EMON AWARD受賞記念 「働くとは何か」を訴えかける『吉田亮人写真展』レビュー
『吉田亮人写真展』SOLO EXHIBITION “Tannery”
エモンフォトギャラリーが開催する写真コンテスト『EMON AWARD』を受賞した吉田亮人の展覧会が、2016年8月11日(木)まで東京・広尾のEMON GALLERYで開かれている。
吉田はアジア各地を旅しながら、「働くとは何か」をテーマに作品を発表してきた写真家である。
本展覧会は、EMON AWARD受賞を記念して開催されるもので、最新作《Tannery》を中心とした展示で構成されている。2013年~2015年までバングラディッシュにある革なめし工場に通って撮りためられた本作は、現代の資本主義社会の構造に一石を投じるような社会性を孕みながらも、吉田の色彩感覚や光や影の幻想的な描写によって、単なるドキュメンタリー作品を超えた魅力をもつ作品に仕上がっている。
この《Tannery》に写される人物たちは、薄汚れた小部屋で肩を寄せ合って眠り、有害な化学物質でまみれた指でパンをかじる。そしてひたすらに働いている。彼らになめされる皮たちは腸壁のように蠢き、消化しようと取り囲む。しかし、不思議と吉田の写す彼らは不幸ではない。そんな安直な言葉は受け付けないようなリアル感がそこにはある。オレンジや紫、赤や黄色に染められた鮮やかな皮たちは、卑しく己を光らせて、確かな搾取を表しているようだ。しかしその鮮やかな皮たちの間を、軽やかに通り抜けて働く彼らの姿は、未来を担保に輝く皮たちの誇りなどへは見向きもせず、今を生きる真実に満ちている。
展示にあわせて刊行された写真集も、吉田のこだわりがつまった仕上がりになっている。本書は、工場の労働者たちが実際になめした革を吉田が買い付けて制作したブックケースに収められ、100部限定の特装版としてリリースされている。労働のさまを写す写真達が、その労働の"結果"に収められているこの写真集からは、彼らの生きた過程を直接的に感じ取ることができる。

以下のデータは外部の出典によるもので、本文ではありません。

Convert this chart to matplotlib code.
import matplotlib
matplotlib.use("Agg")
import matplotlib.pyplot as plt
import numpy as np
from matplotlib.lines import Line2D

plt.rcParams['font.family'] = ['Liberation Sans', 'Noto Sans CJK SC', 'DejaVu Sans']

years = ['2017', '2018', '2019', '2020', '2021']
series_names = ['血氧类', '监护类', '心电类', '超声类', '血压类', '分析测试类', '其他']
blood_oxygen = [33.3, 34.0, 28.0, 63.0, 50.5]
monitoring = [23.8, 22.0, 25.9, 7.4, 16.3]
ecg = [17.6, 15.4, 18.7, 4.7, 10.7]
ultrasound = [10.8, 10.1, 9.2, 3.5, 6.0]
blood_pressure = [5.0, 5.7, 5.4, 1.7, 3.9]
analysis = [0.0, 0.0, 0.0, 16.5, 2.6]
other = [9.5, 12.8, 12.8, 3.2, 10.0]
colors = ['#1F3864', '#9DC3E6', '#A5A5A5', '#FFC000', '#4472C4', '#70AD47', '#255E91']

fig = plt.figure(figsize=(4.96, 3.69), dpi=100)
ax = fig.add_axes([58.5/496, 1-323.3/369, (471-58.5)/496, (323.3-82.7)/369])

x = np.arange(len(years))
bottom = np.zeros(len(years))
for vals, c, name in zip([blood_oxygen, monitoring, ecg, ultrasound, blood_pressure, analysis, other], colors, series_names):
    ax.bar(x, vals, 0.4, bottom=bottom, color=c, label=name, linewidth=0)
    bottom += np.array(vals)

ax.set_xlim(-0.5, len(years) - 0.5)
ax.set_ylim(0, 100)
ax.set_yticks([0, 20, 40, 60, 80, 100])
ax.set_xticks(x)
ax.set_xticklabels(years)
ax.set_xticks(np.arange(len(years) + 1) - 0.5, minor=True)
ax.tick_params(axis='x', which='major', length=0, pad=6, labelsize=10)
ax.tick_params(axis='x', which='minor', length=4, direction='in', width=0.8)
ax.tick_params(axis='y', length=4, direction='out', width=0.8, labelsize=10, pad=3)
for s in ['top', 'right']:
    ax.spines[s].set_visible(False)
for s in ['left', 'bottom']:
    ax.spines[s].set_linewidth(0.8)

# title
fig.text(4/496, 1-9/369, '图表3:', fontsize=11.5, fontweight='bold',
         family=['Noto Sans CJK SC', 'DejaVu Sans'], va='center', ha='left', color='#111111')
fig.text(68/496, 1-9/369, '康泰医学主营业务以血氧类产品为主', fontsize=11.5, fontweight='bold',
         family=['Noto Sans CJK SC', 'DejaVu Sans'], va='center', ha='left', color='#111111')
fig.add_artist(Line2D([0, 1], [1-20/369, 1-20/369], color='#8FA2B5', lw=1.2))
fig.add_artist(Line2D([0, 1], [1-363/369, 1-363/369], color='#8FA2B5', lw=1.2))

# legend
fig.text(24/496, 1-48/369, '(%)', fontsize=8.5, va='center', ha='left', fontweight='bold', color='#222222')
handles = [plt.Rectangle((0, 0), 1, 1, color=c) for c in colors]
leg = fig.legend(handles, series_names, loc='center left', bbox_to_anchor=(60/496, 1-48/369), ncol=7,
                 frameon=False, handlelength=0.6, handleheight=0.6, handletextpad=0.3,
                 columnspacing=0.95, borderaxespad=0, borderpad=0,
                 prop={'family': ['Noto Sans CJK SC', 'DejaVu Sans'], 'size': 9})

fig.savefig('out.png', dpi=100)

東京というネオンの街に住んでいると、暗闇を忘れてしまう。明日の光を求めて飛ぶ鳥が、闇の中を超えて飛ぶ羽音も、雑踏はかき消してしまう。煌びやかなショーウィンドーのマネキン達の瞳は、まるで何かを訴えるように、一点を見つめる。写真展を見た帰り、玄関でお気に入りの革靴を脱いだ時、思わずドキッとした。この皮は一体どこからやってきて、誰の手でなめされたのだろうか。今まで考えもしなかった、私の生活を支える様々な“皮”の影に、働く彼らの姿がちらつく。ずっと重くなった靴を脱いで、いつもの生活に戻る足はいつまでも軽くならない。